La nouvelle loi américaine imposant l’étiquetage des OGM ne réglera pas le débat. Mais elle lui permettrait de redémarrer sur des bases plus solides. C’est ce que souhaite un éditorial de la revue Nature cette semaine, qui fait suite à une lettre de 110 Nobel, quelques semaines après un rapport de l’Académie américaine des sciences, qui suit des avis similaires de dizaines d’autres organismes.
Les OGM ne sont pas seulement un sujet polarisant, ils sont un symbole de l’écart entre scientifiques et public : selon une étude du Centre de recherche Pew publiée l’an dernier, 88 % des scientifiques croient qu’un aliment génétiquement modifié est sûr… contre 37 % du public.
C’est cet écart que tentait de mettre en lumière la lettre des 110 Nobel publiée à la fin juin: « Il n’y a jamais eu un seul cas confirmé d’un résultat négatif sur la santé pour les humains ou les animaux dû à leur consommation. Il a été montré à plusieurs reprises que leurs impacts environnementaux sont moins dommageables pour l’environnement et qu’ils représentaient une opportunité pour la biodiversité dans le monde. »

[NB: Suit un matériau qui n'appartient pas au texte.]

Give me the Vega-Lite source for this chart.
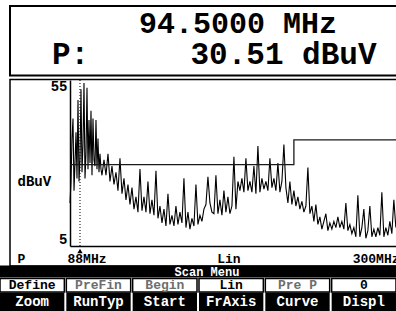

Dans son éditorial, Nature espère qu’à présent qu’opposants et promoteurs des OGM se sont entendus sur un étiquetage — en faisant des compromis de part et d’autre — des « discussions sur des questions plus urgentes » pourront être entreprises.

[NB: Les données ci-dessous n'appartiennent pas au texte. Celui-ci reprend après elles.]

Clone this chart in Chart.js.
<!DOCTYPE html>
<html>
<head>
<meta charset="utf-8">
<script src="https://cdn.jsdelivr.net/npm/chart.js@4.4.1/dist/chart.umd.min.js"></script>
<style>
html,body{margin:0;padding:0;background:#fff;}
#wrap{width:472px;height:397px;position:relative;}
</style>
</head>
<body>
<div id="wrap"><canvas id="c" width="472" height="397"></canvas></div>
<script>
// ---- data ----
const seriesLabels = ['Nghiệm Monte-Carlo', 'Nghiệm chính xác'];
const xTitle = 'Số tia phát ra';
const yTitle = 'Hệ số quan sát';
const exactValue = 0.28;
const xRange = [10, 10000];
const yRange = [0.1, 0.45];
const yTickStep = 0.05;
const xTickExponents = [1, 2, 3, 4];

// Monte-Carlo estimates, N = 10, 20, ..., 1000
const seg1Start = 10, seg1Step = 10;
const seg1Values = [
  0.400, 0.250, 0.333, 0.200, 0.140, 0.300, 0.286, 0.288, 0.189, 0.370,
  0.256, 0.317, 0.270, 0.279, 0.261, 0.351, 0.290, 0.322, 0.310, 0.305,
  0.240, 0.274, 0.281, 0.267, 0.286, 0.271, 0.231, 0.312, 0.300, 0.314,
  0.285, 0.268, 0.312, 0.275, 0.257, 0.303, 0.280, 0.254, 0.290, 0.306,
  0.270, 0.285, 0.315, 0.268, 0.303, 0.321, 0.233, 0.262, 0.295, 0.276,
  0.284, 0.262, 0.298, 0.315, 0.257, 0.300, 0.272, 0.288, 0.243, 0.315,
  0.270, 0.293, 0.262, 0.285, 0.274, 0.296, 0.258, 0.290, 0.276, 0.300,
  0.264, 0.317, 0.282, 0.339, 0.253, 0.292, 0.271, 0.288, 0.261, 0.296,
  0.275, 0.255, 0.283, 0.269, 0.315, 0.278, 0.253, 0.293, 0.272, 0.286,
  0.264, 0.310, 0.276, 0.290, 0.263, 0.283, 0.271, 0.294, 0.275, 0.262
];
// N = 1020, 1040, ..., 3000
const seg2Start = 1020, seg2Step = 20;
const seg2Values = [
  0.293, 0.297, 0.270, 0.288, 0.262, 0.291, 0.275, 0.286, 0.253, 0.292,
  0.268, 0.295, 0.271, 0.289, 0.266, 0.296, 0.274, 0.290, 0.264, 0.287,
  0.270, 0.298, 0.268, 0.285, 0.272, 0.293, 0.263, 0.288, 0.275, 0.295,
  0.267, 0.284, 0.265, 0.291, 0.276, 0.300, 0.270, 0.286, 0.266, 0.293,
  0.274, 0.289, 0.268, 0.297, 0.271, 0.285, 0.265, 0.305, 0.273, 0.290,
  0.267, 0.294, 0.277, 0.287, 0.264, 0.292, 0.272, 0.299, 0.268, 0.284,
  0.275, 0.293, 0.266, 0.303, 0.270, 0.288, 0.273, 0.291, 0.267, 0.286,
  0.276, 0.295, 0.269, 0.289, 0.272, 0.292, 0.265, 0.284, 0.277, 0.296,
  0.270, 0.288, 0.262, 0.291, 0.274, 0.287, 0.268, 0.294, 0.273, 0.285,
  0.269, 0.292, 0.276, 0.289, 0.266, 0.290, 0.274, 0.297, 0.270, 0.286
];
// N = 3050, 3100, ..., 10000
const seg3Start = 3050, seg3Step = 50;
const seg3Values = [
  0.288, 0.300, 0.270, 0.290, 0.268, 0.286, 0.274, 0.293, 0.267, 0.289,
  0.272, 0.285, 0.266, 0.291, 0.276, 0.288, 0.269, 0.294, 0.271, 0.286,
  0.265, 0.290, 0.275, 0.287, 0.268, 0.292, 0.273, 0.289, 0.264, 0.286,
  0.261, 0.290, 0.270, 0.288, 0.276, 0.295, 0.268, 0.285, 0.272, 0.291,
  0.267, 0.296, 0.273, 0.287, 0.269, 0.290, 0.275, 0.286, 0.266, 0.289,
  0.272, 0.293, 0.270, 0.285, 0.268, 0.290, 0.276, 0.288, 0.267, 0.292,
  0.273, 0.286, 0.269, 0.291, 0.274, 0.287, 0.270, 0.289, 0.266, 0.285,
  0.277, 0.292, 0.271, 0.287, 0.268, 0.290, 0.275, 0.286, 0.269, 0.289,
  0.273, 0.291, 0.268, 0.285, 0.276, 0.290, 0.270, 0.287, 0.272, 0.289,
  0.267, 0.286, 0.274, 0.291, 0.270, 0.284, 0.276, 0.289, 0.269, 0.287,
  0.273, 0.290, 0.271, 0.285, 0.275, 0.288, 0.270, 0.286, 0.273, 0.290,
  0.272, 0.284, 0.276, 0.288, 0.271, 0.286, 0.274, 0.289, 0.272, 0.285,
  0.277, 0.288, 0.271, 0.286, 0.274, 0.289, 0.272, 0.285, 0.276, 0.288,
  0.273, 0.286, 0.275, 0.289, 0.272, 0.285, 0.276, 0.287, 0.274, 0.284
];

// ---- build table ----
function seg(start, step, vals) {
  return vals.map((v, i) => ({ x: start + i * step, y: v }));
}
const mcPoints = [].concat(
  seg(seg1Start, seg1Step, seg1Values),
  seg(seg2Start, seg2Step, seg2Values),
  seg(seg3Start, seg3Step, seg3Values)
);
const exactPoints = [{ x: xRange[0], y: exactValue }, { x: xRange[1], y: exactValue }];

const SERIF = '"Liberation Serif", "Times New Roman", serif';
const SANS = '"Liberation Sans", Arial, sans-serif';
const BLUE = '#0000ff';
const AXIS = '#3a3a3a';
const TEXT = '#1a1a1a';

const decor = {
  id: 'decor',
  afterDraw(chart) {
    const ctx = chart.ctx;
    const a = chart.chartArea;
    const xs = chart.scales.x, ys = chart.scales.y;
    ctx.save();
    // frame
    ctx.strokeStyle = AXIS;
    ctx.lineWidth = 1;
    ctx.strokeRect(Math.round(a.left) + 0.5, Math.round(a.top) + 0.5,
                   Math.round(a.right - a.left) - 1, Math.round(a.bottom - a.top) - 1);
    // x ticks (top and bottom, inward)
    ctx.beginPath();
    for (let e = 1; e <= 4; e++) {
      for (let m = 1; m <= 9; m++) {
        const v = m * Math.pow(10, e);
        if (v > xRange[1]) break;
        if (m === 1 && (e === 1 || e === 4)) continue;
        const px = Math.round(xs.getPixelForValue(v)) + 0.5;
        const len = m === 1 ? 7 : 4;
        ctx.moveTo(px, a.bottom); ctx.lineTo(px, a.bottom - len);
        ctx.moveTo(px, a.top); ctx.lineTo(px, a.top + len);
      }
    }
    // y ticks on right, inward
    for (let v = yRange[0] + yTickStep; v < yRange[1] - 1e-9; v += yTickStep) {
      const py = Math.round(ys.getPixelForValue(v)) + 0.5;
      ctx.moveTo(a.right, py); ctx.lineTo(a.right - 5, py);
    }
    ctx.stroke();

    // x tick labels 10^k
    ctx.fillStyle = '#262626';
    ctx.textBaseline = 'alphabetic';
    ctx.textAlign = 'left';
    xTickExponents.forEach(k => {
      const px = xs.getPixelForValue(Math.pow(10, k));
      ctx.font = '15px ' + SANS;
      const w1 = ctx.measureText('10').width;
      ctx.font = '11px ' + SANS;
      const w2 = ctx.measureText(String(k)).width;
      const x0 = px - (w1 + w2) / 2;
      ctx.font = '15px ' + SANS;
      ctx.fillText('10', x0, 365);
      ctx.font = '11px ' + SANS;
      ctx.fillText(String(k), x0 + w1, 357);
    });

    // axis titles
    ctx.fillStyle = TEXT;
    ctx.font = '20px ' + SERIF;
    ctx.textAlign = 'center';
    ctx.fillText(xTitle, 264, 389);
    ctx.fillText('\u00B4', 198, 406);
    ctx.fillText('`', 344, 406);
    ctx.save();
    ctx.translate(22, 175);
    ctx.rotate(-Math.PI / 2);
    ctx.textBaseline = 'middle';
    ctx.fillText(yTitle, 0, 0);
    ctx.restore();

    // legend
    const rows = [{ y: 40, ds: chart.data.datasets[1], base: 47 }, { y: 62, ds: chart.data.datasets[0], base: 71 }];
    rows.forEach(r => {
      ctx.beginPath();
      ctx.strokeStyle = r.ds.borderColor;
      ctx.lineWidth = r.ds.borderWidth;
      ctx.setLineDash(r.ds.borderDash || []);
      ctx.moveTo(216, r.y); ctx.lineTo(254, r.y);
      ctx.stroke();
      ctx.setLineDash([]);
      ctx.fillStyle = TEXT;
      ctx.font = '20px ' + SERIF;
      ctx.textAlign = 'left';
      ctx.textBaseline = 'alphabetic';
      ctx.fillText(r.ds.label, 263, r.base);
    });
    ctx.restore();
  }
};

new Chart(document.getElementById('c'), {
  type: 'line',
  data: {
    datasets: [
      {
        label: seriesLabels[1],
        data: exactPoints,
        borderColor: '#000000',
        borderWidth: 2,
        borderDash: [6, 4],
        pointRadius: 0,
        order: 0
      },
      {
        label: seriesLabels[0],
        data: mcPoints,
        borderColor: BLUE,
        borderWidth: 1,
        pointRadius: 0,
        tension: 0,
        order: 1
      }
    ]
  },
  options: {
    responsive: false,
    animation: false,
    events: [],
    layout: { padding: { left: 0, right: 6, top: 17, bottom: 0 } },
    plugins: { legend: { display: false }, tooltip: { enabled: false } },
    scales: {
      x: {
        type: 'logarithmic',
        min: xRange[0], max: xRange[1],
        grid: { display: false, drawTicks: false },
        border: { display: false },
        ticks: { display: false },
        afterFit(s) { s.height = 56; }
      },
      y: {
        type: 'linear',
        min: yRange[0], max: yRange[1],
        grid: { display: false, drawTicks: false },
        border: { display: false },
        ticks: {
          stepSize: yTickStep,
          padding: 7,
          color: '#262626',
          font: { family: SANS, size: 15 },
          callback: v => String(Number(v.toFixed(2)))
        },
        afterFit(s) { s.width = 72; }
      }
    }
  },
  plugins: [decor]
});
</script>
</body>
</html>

« De vastes ressources — en temps et en argent — ont été dévolues à ce débat sur l’étiquetage. Il y a maintenant une opportunité pour rediriger ces ressources.
En juin, l’Agence américaine de protection de l’environnement prévenait qu’elle n’en faisait pas assez pour surveiller l’évolution des insectes résistants aux pesticides produits par certains plants génétiquement modifiés. De mauvaises herbes résistantes aux herbicides utilisés sur certains plants GM empoisonnent aussi la vie des fermiers. Et des technologies avancées d’édition de gènes pourraient contribuer à mettre en marché une nouvelle génération de plants GM, mais les organismes réglementaires sont encore en train de se demander comment les aborder. »

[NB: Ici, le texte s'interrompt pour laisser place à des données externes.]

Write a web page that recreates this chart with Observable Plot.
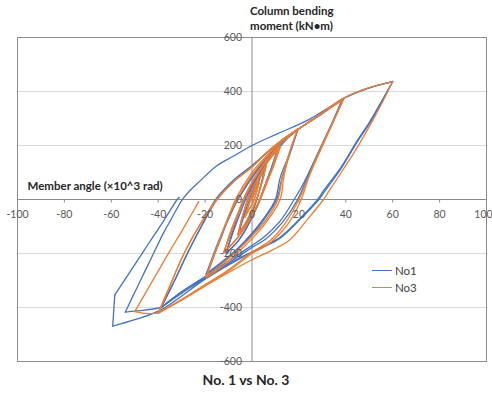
<!DOCTYPE html>
<html>
<head>
<meta charset="utf-8">
<script src="https://cdn.jsdelivr.net/npm/d3@7"></script>
<script src="https://cdn.jsdelivr.net/npm/@observablehq/plot@0.6"></script>
<style>
  body { margin: 0; background: #fff; font-family: Lato, "Open Sans", sans-serif; }
  #wrap { position: relative; width: 492px; height: 393px; overflow: hidden; }
  #title { position: absolute; left: 0; top: 371px; width: 492px; text-align: center;
           font: bold 14px Lato, "Open Sans", sans-serif; color: #262626; }
  .leg { position: absolute; left: 372px; font: 11.5px Lato, sans-serif; color: #404040; display: flex; align-items: center; }
  .leg span.sw { display: inline-block; width: 20px; height: 0; border-top: 1.5px solid; margin-right: 3px; }
</style>
</head>
<body>
<div id="wrap"></div>
<script>
// ---- data (member angle ×10^3 rad, column bending moment kN·m) ----
const no1 = [
  [0,0],[2,45],[4,90],[5.5,115],
  [4,60],[2,0],[0,-50],[-3,-95],[-5.5,-120],
  [-4,-65],[-2,-5],[0,45],[3,95],[5.5,115],
  [4,60],[2,0],[0,-50],[-3,-95],[-5.5,-120],
  [-3,-50],[0,25],[3,85],[6,135],[9,170],[11,188],
  [8,110],[5,40],[2,-30],[-2,-100],[-6,-155],[-11,-198],
  [-8,-120],[-5,-50],[-2,15],[2,80],[6,140],[11,188],
  [8,110],[5,40],[2,-30],[-2,-100],[-6,-155],[-11,-198],
  [-8,-110],[-5,-35],[-1,40],[4,110],[10,175],[15,225],[19.5,258],
  [16,170],[12,80],[10,0],[5,-70],[0,-125],[-6,-180],[-12,-225],[-19.5,-275],
  [-14,-160],[-10,-70],[-6,0],[0,80],[6,150],[12,205],[19.5,258],
  [16,165],[12.5,70],[10.5,0],[5,-75],[0,-130],[-6,-185],[-12,-230],[-19.5,-278],
  [-15,-170],[-10,-70],[-6,0],[0,85],[6,150],[12,210],[20,262],[30,318],[38.5,372],
  [33,260],[27,150],[22,60],[18,0],[12,-80],[5,-140],[0,-170],[-10,-228],[-20,-285],[-30,-342],[-38.6,-399],
  [-33,-300],[-27,-190],[-21,-90],[-15,0],[-8,70],[0,125],[12,215],[20,262],[30,320],[39,374],
  [33,262],[27,150],[23,70],[19.5,0],[13,-85],[6,-145],[0,-178],[-10,-235],[-20,-292],[-30,-347],[-39,-402],
  [-33,-300],[-27,-190],[-21,-90],[-15.5,0],[-8,70],[0,125],[12,215],[20,262],[30,320],[39,375],[49,411],[60,437],
  [55,360],[50,285],[45,220],[38,120],[30.5,33],[28,0],[20,-75],[12,-140],[4,-178],[-5,-215],[-20,-290],[-30,-342],[-38.6,-400],[-46,-410],[-54,-417],
  [-52,-380],[-47,-290],[-42,-200],[-37.5,-120],[-34.8,-78],[-29,8],[-22,70],[-15,125],[-8,160],[0,200],[11,244],[24,295],[34.8,352],[39,374],[49,411],[60,437],
  [55,355],[50,280],[45,215],[38,115],[31,30],[28.5,0],[20,-78],[12,-143],[4,-180],[-5,-218],[-20,-295],[-39,-410],[-50,-445],[-59.4,-469],
  [-58.5,-353],[-50,-241],[-44,-162],[-37.6,-78],[-31.9,0],[-31,8]
];
const no3 = [
  [0,0],[1.5,35],[3,62],[2,30],[0.5,-10],[-1.5,-40],[-3,-65],[-2,-35],[-0.5,5],[1.5,40],[3,62],[2,30],[0.5,-10],[-1.5,-40],[-3,-65],
  [-1.5,-25],[0.5,25],[3,75],[6,125],[4.5,70],[2.5,15],[0,-40],[-3,-90],[-6,-130],
  [-4.5,-75],[-2.5,-20],[0,35],[3,85],[6,125],[4.5,70],[2.5,15],[0,-40],[-3,-90],[-6,-130],
  [-4,-60],[-1.5,10],[2,70],[6,130],[9,165],[12,194],
  [9,120],[6,55],[3,-10],[-1,-75],[-6,-140],[-12,-197],
  [-9,-120],[-6,-55],[-3,10],[1,75],[6,140],[12,194],
  [9,120],[6,55],[3,-10],[-1,-75],[-6,-140],[-12,-197],
  [-9,-115],[-6,-50],[-3,15],[1,80],[6,145],[11,190],
  [8.5,115],[5.5,50],[2.5,-15],[-1.5,-80],[-6.5,-145],[-12,-195],
  [-8,-100],[-4.5,-20],[0,60],[5,130],[10,185],[15,228],[19.5,260],
  [16,175],[13,85],[11,0],[6,-75],[0,-135],[-7,-195],[-13,-240],[-19.5,-285],
  [-15,-175],[-11,-85],[-7,-10],[0,90],[6,155],[12,212],[19.5,262],
  [16,172],[13.5,80],[12,0],[6,-85],[0,-145],[-7,-205],[-13,-250],[-19.5,-290],
  [-15,-180],[-11,-85],[-7,0],[0,100],[6,160],[12,215],[20,262],[30,320],[39,370],
  [33,255],[27,140],[23,60],[20,0],[14,-90],[8,-150],[0,-195],[-10,-260],[-20,-315],[-30,-370],[-40,-421],
  [-35,-320],[-29,-200],[-22,-90],[-15,0],[-8,65],[0,120],[6,172],[12,215],[20,262],[30,320],[39,372],
  [33,258],[27,145],[23.5,65],[21,0],[15,-95],[8,-158],[0,-200],[-10,-265],[-20,-320],[-30,-372],[-40,-421],
  [-35,-320],[-29,-200],[-22,-90],[-15,0],[-8,65],[0,120],[6,172],[12,215],[20,262],[30,322],[39,375],[49,412],[60,437],
  [55,350],[50,270],[44,180],[38,100],[32,20],[30.5,0],[24,-70],[16,-150],[8,-190],[0,-223],[-10,-270],[-20,-320],[-30,-372],[-40,-421],[-45,-422],[-50,-415],
  [-45,-340],[-40,-265],[-35,-190],[-30,-118],[-25.5,-50],[-22.7,-8]
];
const xTicks = [-100,-80,-60,-40,-20,0,20,40,60,80,100];
const yTicks = [-600,-400,-200,0,200,400,600];
const yGrid = [-400,-200,200,400];
const seriesNames = ["No1","No3"];
const colors = ["#4472C4","#ED7D31"];
const xLabel = "Member angle (×10^3 rad)";
const yLabel = "Column bending\nmoment (kN\u2022m)";
const title = "No. 1 vs No. 3";

// split each path into branches at load reversals / sharp kinks so corners stay sharp
function branches(pts) {
  const rows = [];
  let seg = 0;
  const ang = (a, b) => Math.atan2((b[1] - a[1]) * 0.27, (b[0] - a[0]) * 2.345);
  for (let i = 0; i < pts.length; i++) {
    if (i >= 2) {
      const dx1 = pts[i-1][0] - pts[i-2][0], dx2 = pts[i][0] - pts[i-1][0];
      let d = Math.abs(ang(pts[i-1], pts[i]) - ang(pts[i-2], pts[i-1]));
      if (d > Math.PI) d = 2 * Math.PI - d;
      if (dx1 * dx2 < 0 || d > 0.45) {
        seg++;
        rows.push({x: pts[i-1][0], y: pts[i-1][1], seg});
      }
    }
    rows.push({x: pts[i][0], y: pts[i][1], seg});
  }
  return rows;
}
const lineOf = (pts, color) => Plot.line(branches(pts), {
  x: "x", y: "y", z: "seg", stroke: color, strokeWidth: 1.3, curve: "catmull-rom"
});
const xInner = xTicks.filter(d => d < 100);
const xLast = xTicks.filter(d => d >= 100);

const chart = Plot.plot({
  width: 492, height: 370,
  marginTop: 37, marginBottom: 9, marginLeft: 17, marginRight: 6,
  style: {fontFamily: "Lato, 'Open Sans', sans-serif", background: "white"},
  x: {domain: [-100, 100], axis: null},
  y: {domain: [-600, 600], axis: null},
  marks: [
    Plot.ruleY(yGrid, {stroke: "#d9d9d9", strokeWidth: 1}),
    Plot.ruleY([0], {stroke: "#8c8c8c", strokeWidth: 1}),
    Plot.ruleX([0], {stroke: "#8c8c8c", strokeWidth: 1}),
    Plot.ruleX(xTicks, {x: d => d, y1: 0, y2: -13, stroke: "#8c8c8c"}),
    Plot.frame({stroke: "#8c8c8c", strokeWidth: 1}),
    lineOf(no1, colors[0]),
    lineOf(no3, colors[1]),
    Plot.text(xInner, {x: d => d, y: 0, dy: 15, text: d => String(d), fontSize: 10.5, fill: "#595959"}),
    Plot.text(xLast, {x: d => d, y: 0, dy: 15, dx: -3, text: d => String(d), fontSize: 10.5, fill: "#595959"}),
    Plot.text(yTicks, {x: 0, y: d => d, dx: -10, text: d => String(d), textAnchor: "end", fontSize: 10.5, fill: "#595959"}),
    Plot.text([xLabel], {x: -100, y: 0, dx: 10, dy: -13, text: d => d, textAnchor: "start", fontWeight: "bold", fontSize: 11.5, fill: "#262626"}),
    Plot.text([yLabel], {x: 0, y: 600, dx: -2, dy: -33, text: d => d, textAnchor: "start", lineAnchor: "top", lineHeight: 1.3, fontWeight: "bold", fontSize: 11.5, fill: "#262626"})
  ]
});
const wrap = document.getElementById("wrap");
chart.style.position = "absolute"; chart.style.left = "0"; chart.style.top = "0";
wrap.appendChild(chart);
seriesNames.forEach((n, i) => {
  const d = document.createElement("div");
  d.className = "leg";
  d.style.top = (264 + i * 17) + "px";
  d.innerHTML = `<span class="sw" style="border-color:${colors[i]}"></span>${n}`;
  wrap.appendChild(d);
});
const t = document.createElement("div");
t.id = "title"; t.textContent = title;
wrap.appendChild(t);
</script>
</body>
</html>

L’éditorial renvoie entre autres à une analyse parue en mars, signée Jennifer Kuzma, qui enseigne les sciences sociales et codirige le Centre génie scientifique et société à l’université de Caroline du Nord: « Une question qui a dominé les débats : est-ce que la cible de la réglementation devrait être le processus par lequel des OGM sont produits, ou le produit OGM… Mais encadrer le débat autour de « produit contre processus » n’est ni logique ni scientifique. Cela empêche un dialogue productif sur le développement d’une supervision efficace, au regard des avancées rapides du génie génétique. »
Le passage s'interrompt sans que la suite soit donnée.